There are a couple of inaccuracies. The word “categories” is misspelled. (There’s a joke somewhere about broadcasters not needing to know how to spell.) The 1961 Packers clip starts with Chris Schenkel, the Giants’ announcer, before Lindsey Nelson (the listed announcer) comes on. (Schenkel, an Indianan, had a deeper voice than Nelson, a Tennessean.) A few announcers aren’t listed (Jim Simpson and Curt Gowdy of NBC on Super Bowl I)

It would be cool to see clips of the announcer most linked to the Glory Years Packers, CBS-TV’s Ray Scott. (Who was only seen on road games in Green Bay because NFL games were blacked out in home markets until 1974.) And one always wants to see and hear more, of course. The site could augment its UW basketball and football files with, in chronological order, a wild finish and a monumental upset both called by the late Jim Irwin.

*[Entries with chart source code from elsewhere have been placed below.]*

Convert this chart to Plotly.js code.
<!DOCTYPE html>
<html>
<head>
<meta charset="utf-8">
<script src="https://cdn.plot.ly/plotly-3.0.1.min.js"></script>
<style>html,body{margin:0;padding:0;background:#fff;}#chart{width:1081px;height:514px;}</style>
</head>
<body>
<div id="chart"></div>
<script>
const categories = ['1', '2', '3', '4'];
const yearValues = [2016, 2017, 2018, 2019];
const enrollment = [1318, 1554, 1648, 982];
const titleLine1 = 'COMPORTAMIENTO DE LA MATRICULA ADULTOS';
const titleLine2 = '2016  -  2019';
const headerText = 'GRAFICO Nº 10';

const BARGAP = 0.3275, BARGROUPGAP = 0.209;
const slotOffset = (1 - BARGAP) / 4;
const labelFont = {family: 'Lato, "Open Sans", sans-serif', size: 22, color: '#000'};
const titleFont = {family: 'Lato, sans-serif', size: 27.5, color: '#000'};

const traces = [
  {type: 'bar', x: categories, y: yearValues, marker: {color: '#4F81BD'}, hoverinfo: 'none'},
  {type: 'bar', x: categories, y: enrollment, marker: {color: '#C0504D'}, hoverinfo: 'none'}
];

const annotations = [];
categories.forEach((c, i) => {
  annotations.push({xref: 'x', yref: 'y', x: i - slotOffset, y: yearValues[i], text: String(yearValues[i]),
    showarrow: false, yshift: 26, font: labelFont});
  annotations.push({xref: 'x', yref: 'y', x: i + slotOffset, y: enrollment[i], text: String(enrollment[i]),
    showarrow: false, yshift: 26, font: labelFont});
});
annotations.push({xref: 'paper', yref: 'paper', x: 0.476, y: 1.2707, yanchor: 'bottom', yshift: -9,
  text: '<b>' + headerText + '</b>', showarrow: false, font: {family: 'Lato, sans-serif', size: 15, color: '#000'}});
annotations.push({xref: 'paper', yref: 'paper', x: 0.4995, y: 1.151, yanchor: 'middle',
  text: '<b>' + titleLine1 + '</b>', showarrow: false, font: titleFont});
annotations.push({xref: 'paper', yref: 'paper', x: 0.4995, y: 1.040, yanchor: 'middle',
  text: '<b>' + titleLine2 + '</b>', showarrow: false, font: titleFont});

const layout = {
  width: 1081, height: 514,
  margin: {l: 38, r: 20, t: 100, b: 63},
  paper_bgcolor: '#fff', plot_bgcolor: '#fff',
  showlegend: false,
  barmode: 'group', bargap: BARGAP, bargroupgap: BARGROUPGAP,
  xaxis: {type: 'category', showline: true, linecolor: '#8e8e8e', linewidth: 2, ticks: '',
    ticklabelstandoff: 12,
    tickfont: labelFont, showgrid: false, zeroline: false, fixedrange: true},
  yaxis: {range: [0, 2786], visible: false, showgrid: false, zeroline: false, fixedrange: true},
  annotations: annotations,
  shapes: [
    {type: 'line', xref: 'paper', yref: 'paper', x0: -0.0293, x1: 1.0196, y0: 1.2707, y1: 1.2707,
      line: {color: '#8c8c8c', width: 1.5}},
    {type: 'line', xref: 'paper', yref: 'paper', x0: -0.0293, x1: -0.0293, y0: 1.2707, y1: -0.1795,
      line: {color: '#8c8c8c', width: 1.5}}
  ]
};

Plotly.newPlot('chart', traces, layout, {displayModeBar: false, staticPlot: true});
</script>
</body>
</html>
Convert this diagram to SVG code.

Some high school basketball clips would be interesting, too. Two words: Lamont Weaver. Two more words: Sam Dekker:

And this really needs to be added to the 2006 hockey file:

(It’s too bad announcers Brian Posick and Rob Andringa weren’t more into their work that night, isn’t it?)

But the collection of history is always a work in progress. In order to maintain such a site, you need to have actual clips, and then you have to get the rights to use them. The first is often harder than the second; I suspect the reason you haven’t seen radio snippets of the Curly Lambeau/Don Hutson Packers is because they probably don’t exist. And there should be few ’70s and ’80s Packers and Badgers highlights because, well, there were few ’70s and ’80s highlights. (In 1988, for instance, the Badgers and Packers were a combined 5–22.)

The site is certainly off to an entertaining start.